The implication of this addition is that the current law panders to oversensitive minorities, that we require an 'ordinary reasonable member of the Australian community' to decide what real racism is. In the media coverage of the discussion surrounding the changes, it is apparent that people who admit they have never experienced racism nevertheless feel they would be best placed to arbitrate it. While lack of experience in other areas rarely implies expertise, it seems when it comes to racism, experience is seen as a problem, undermining ‘neutrality’. We challenge the possibility of neutrality or an ‘ordinary reasonable’ perspective in relation to an Act that is specifically designed to provide redress in relation to vilification, intimidation and offence situated within historical and ongoing unequal power relations. We think the current Act should be rephrased to clarify that vilification (offence, insult and humiliation) should be assessed by the standards of the affected community (as it has been interpreted by the courts to date).
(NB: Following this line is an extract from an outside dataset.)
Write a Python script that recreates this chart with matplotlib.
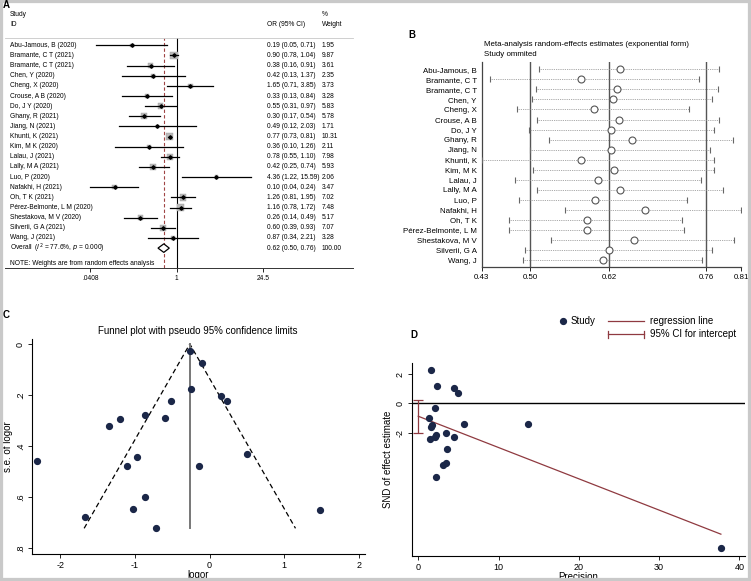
import matplotlib
matplotlib.use("Agg")
import matplotlib.pyplot as plt
import numpy as np
from matplotlib.patches import Polygon, Rectangle
from matplotlib.lines import Line2D
from matplotlib.transforms import blended_transform_factory

plt.rcParams['font.family'] = ['Liberation Sans', 'DejaVu Sans']

# ---- data: forest plot (panel A)
studies = ["Abu-Jamous, B (2020)", "Bramante, C T (2021)", "Bramante, C T (2021)",
           "Chen, Y (2020)", "Cheng, X (2020)", "Crouse, A B (2020)", "Do, J Y (2020)",
           "Ghany, R (2021)", "Jiang, N (2021)", "Khunti, K (2021)", "Kim, M K (2020)",
           "Lalau, J (2021)", "Lally, M A (2021)", "Luo, P (2020)", "Nafakhi, H (2021)",
           "Oh, T K (2021)", "Pérez-Belmonte, L M (2020)", "Shestakova, M V (2020)",
           "Silverii, G A (2021)", "Wang, J (2021)"]
odds = [0.19, 0.90, 0.38, 0.42, 1.65, 0.33, 0.55, 0.30, 0.49, 0.77,
        0.36, 0.78, 0.42, 4.36, 0.10, 1.26, 1.16, 0.26, 0.60, 0.87]
ci_lo = [0.05, 0.78, 0.16, 0.13, 0.71, 0.13, 0.31, 0.17, 0.12, 0.73,
         0.10, 0.55, 0.25, 1.22, 0.04, 0.81, 0.78, 0.14, 0.39, 0.34]
ci_hi = [0.71, 1.04, 0.91, 1.37, 3.85, 0.84, 0.97, 0.54, 2.03, 0.81,
         1.26, 1.10, 0.74, 15.59, 0.24, 1.95, 1.72, 0.49, 0.93, 2.21]
weights = [1.95, 9.87, 3.61, 2.35, 3.73, 3.28, 5.83, 5.78, 1.71, 10.31,
           2.11, 7.98, 5.93, 2.06, 3.47, 7.02, 7.48, 5.17, 7.07, 3.28]
overall = (0.62, 0.50, 0.76)
overall_weight = "100.00"
forest_ticks = [0.0408, 1, 24.5]
forest_ticklabels = [".0408", "1", "24.5"]

# ---- data: leave-one-out (panel B)
omitted = ["Abu-Jamous, B", "Bramante, C T", "Bramante, C T", "Chen, Y", "Cheng, X",
           "Crouse, A B", "Do, J Y", "Ghany, R", "Jiang, N", "Khunti, K", "Kim, M K",
           "Lalau, J", "Lally, M A", "Luo, P", "Nafakhi, H", "Oh, T K",
           "Pérez-Belmonte, L M", "Shestakova, M V", "Silverii, G A", "Wang, J"]
loo_est = [0.633, 0.576, 0.629, 0.622, 0.595, 0.631, 0.620, 0.650, 0.619, 0.576,
           0.624, 0.601, 0.632, 0.596, 0.669, 0.584, 0.585, 0.653, 0.616, 0.608]
loo_lo = [0.514, 0.442, 0.509, 0.503, 0.481, 0.511, 0.499, 0.528, 0.501, 0.430,
          0.505, 0.479, 0.511, 0.485, 0.552, 0.470, 0.470, 0.532, 0.494, 0.491]
loo_hi = [0.778, 0.748, 0.777, 0.768, 0.734, 0.778, 0.770, 0.799, 0.764, 0.771,
          0.770, 0.751, 0.783, 0.731, 0.810, 0.724, 0.727, 0.800, 0.767, 0.753]
loo_lines = [0.501, 0.617, 0.759]
loo_ticks = [0.43, 0.501, 0.617, 0.759, 0.81]
loo_ticklabels = ["0.43", "0.50", "0.62", "0.76", "0.81"]

# ---- derived: log odds and standard errors (panels C, D)
logor = np.log(odds)
se = (np.log(ci_hi) - np.log(ci_lo)) / (2 * 1.96)

W, H = 751, 581
fig = plt.figure(figsize=(W / 100, H / 100), dpi=100)
fig.patch.set_facecolor("white")


def px_axes(x0, y0, x1, y1):
    return fig.add_axes([x0 / W, 1 - y1 / H, (x1 - x0) / W, (y1 - y0) / H])


def fx(px):
    return px / W


def fy(py):
    return 1 - py / H


navy = "#1b2748"
maroon = "#8f3a40"

# ================= Panel A: forest plot
axA = px_axes(5, 38, 353, 267.7)
axA.set_xscale("log")
axA.set_xlim(np.exp((5 - 176.7) / 27), np.exp((353 - 176.7) / 27))
axA.set_ylim(21.93, -0.72)
rows = np.arange(len(studies))
for i in rows:
    axA.plot([ci_lo[i], ci_hi[i]], [i, i], color="black", lw=0.9, zorder=3)
axA.scatter(odds, rows, s=np.array(weights) * 2.9, marker="s", color="#b9b9b9",
            edgecolor="#a0a0a0", linewidth=0.3, zorder=2)
axA.plot(odds, rows, "D", color="black", ms=1.8, zorder=4)
orow = len(studies)
est, olo, ohi = overall
axA.add_patch(Polygon([(olo, orow), (est, orow - 0.42), (ohi, orow), (est, orow + 0.42)],
                      closed=True, facecolor="white", edgecolor="black", lw=0.9, zorder=4))
axA.axvline(1, color="black", lw=0.8, zorder=1)
axA.axvline(est, color="#a04545", lw=0.8, ls=(0, (3, 2)), zorder=1)
axA.set_xticks(forest_ticks)
axA.set_xticklabels(forest_ticklabels)
axA.xaxis.set_minor_locator(matplotlib.ticker.NullLocator())
axA.tick_params(axis="x", length=3, width=0.6, pad=2, labelsize=4.8)
axA.set_yticks([])
for s in ["left", "right"]:
    axA.spines[s].set_visible(False)
axA.spines["top"].set_color("#c8c8c8")
axA.spines["top"].set_linewidth(0.6)
axA.spines["bottom"].set_color("#333333")
axA.spines["bottom"].set_linewidth(0.7)
axA.patch.set_alpha(0)

tr = blended_transform_factory(axA.transAxes, axA.transData)
fsA = 4.8
xs_id = (10 - 5) / 348
xs_or = (267 - 5) / 348
xs_w = (322 - 5) / 348
for i in rows:
    axA.text(xs_id, i, studies[i], transform=tr, fontsize=fsA, va="center")
    axA.text(xs_or, i, f"{odds[i]:.2f} ({ci_lo[i]:.2f}, {ci_hi[i]:.2f})",
             transform=tr, fontsize=fsA, va="center")
    axA.text(xs_w, i, f"{weights[i]:.2f}", transform=tr, fontsize=fsA, va="center")
axA.text(xs_id, orow, r"Overall  ($I^2$ = 77.6%, $p$ = 0.000)", transform=tr,
         fontsize=fsA, va="center")
axA.text(xs_or, orow, f"{est:.2f} ({olo:.2f}, {ohi:.2f})", transform=tr,
         fontsize=fsA, va="center")
axA.text(xs_w, orow, overall_weight, transform=tr, fontsize=fsA, va="center")
axA.text(xs_id, orow + 1.5, "NOTE: Weights are from random effects analysis",
         transform=tr, fontsize=fsA, va="center")
fig.text(fx(10), fy(15), "Study", fontsize=fsA, va="center")
fig.text(fx(10), fy(25), "ID", fontsize=fsA, va="center")
fig.text(fx(267), fy(25), "OR (95% CI)", fontsize=fsA, va="center")
fig.text(fx(322), fy(14.5), "%", fontsize=fsA, va="center")
fig.text(fx(322), fy(25), "Weight", fontsize=fsA, va="center")
fig.text(fx(3), fy(5), "A", fontsize=7, fontweight="bold", va="center")

# ================= Panel B: leave-one-out
axB = px_axes(481.7, 61.7, 741, 266.7)
axB.set_xlim(0.43, 0.81)
axB.set_ylim(19.66, -0.76)
rb = np.arange(len(omitted))
for v in loo_lines:
    axB.axvline(v, color="#555555", lw=1.0, zorder=1)
for i in rb:
    axB.plot([loo_lo[i], loo_hi[i]], [i, i], color="#8a8a8a", lw=0.6,
             ls=(0, (1, 1.2)), zorder=2)
axB.plot(loo_lo, rb, "|", color="#666666", ms=4, mew=0.8, zorder=3)
axB.plot(loo_hi, rb, "|", color="#666666", ms=4, mew=0.8, zorder=3)
axB.plot(loo_est, rb, "o", mfc="white", mec="#555555", ms=5.0, mew=0.8, zorder=4)
axB.set_yticks(rb)
axB.set_yticklabels(omitted)
axB.tick_params(axis="y", length=0, pad=3.6, labelsize=5.7)
axB.set_xticks(loo_ticks)
axB.set_xticklabels(loo_ticklabels)
axB.tick_params(axis="x", length=3, width=0.6, pad=2, labelsize=5.7)
axB.spines["top"].set_visible(False)
axB.spines["right"].set_visible(False)
for s in ["left", "bottom"]:
    axB.spines[s].set_color("#444444")
    axB.spines[s].set_linewidth(0.9)
axB.patch.set_alpha(0)
fig.text(fx(484), fy(44), "Meta-analysis random-effects estimates (exponential form)",
         fontsize=5.7, va="center")
fig.text(fx(484), fy(54), "Study ommited", fontsize=5.7, va="center")
fig.text(fx(408), fy(35), "B", fontsize=7, fontweight="bold", va="center")

# ================= Panel C: funnel plot
axC = px_axes(31.7, 338.9, 365, 554)
axC.set_xlim(-2.38, 2.08)
axC.set_ylim(0.822, -0.02)
wfe = 1 / se ** 2
fe = np.sum(wfe * logor) / np.sum(wfe)
se_max = se.max()
axC.plot([fe - 1.96 * se_max, fe, fe + 1.96 * se_max], [se_max, 0, se_max],
         color="black", lw=0.9, ls=(0, (4, 2.5)))
axC.plot([fe, fe], [0, se_max], color="#777777", lw=1.4)
axC.plot(logor, se, "o", color=navy, ms=4.2, zorder=3)
axC.set_xticks([-2, -1, 0, 1, 2])
axC.set_xticklabels(["-2", "-1", "0", "1", "2"])
axC.set_yticks([0, 0.2, 0.4, 0.6, 0.8])
axC.set_yticklabels(["0", ".2", ".4", ".6", ".8"], rotation=90, va="center")
axC.tick_params(length=3, width=0.6, pad=2, labelsize=6.5)
axC.spines["top"].set_visible(False)
axC.spines["right"].set_visible(False)
axC.set_xlabel("logor", fontsize=7, labelpad=0)
axC.set_ylabel("s.e. of logor", fontsize=7, labelpad=2)
axC.patch.set_alpha(0)
fig.text(fx(197.5), fy(330.7), "Funnel plot with pseudo 95% confidence limits",
         fontsize=7, ha="center", va="center")
fig.text(fx(3), fy(315), "C", fontsize=7, fontweight="bold", va="center")

# ================= Panel D: Egger test
axD = px_axes(411.7, 363.3, 745, 556)
axD.set_xlim(-0.82, 40.7)
axD.set_ylim(-10.41, 2.73)
prec = 1 / se
snd = logor / se
b, a = np.polyfit(prec, snd, 1)
n = len(prec)
resid = snd - (a + b * prec)
s2 = np.sum(resid ** 2) / (n - 2)
se_a = np.sqrt(s2 * np.sum(prec ** 2) / (n * np.sum((prec - prec.mean()) ** 2)))
t18 = 2.101
axD.axhline(0, color="black", lw=1.0, zorder=1)
xr = np.array([0, prec.max()])
axD.plot(xr, a + b * xr, color=maroon, lw=0.9, zorder=2)
axD.errorbar([0], [a], yerr=[[t18 * se_a], [t18 * se_a]], color=maroon, lw=0.9,
             capsize=3.6, capthick=0.9, fmt="none", zorder=2)
axD.plot(prec, snd, "o", color=navy, ms=4.2, zorder=3)
axD.set_xticks([0, 10, 20, 30, 40])
axD.set_yticks([-2, 0, 2])
axD.set_yticklabels(["-2", "0", "2"], rotation=90, va="center")
axD.tick_params(length=3, width=0.6, pad=2, labelsize=6.5)
axD.spines["top"].set_visible(False)
axD.spines["right"].set_visible(False)
axD.set_xlabel("Precision", fontsize=7, labelpad=0)
axD.set_ylabel("SND of effect estimate", fontsize=7, labelpad=2)
axD.patch.set_alpha(0)
fig.text(fx(410), fy(335), "D", fontsize=7, fontweight="bold", va="center")

# legend for D (keys)
fig.add_artist(Line2D([fx(562.7)], [fy(320.7)], marker="o", color=navy, ms=4.2,
                      transform=fig.transFigure))
fig.text(fx(570.5), fy(320.7), "Study", fontsize=7, va="center")
fig.add_artist(Line2D([fx(608.3), fx(644.3)], [fy(320.7), fy(320.7)], color=maroon,
                      lw=0.9, transform=fig.transFigure))
fig.text(fx(650), fy(320.7), "regression line", fontsize=7, va="center")
fig.add_artist(Line2D([fx(608.3), fx(644.3)], [fy(334.3), fy(334.3)], color=maroon,
                      lw=0.9, transform=fig.transFigure))
for xx in (608.3, 644.3):
    fig.add_artist(Line2D([fx(xx), fx(xx)], [fy(330.8), fy(337.8)], color=maroon,
                          lw=0.9, transform=fig.transFigure))
fig.text(fx(650), fy(334.3), "95% CI for intercept", fontsize=7, va="center")

# outer frame
fig.add_artist(Rectangle((0, 0), 1, 1, transform=fig.transFigure, fill=False,
                         edgecolor="#c9c9c9", lw=4.5))

fig.savefig("out.png", dpi=100)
In conclusion, we feel the proposed changes effectively negate any protections against racial hatred that the Act can offer. The changes champion powerful media commentators’ lust for offense, humiliation and lucrative controversy over the rights of marginalised Australians to observe and participate in public discussion free from vilification. The changes also suggest ignorance of the social and political context which creates the demand for laws against racial hatred. We urge the government to work harder at understanding and challenging racism.

Yours sincerely,

the undersigned members of the Women of Colour Network Australia

[names and personal details removed for privacy reasons]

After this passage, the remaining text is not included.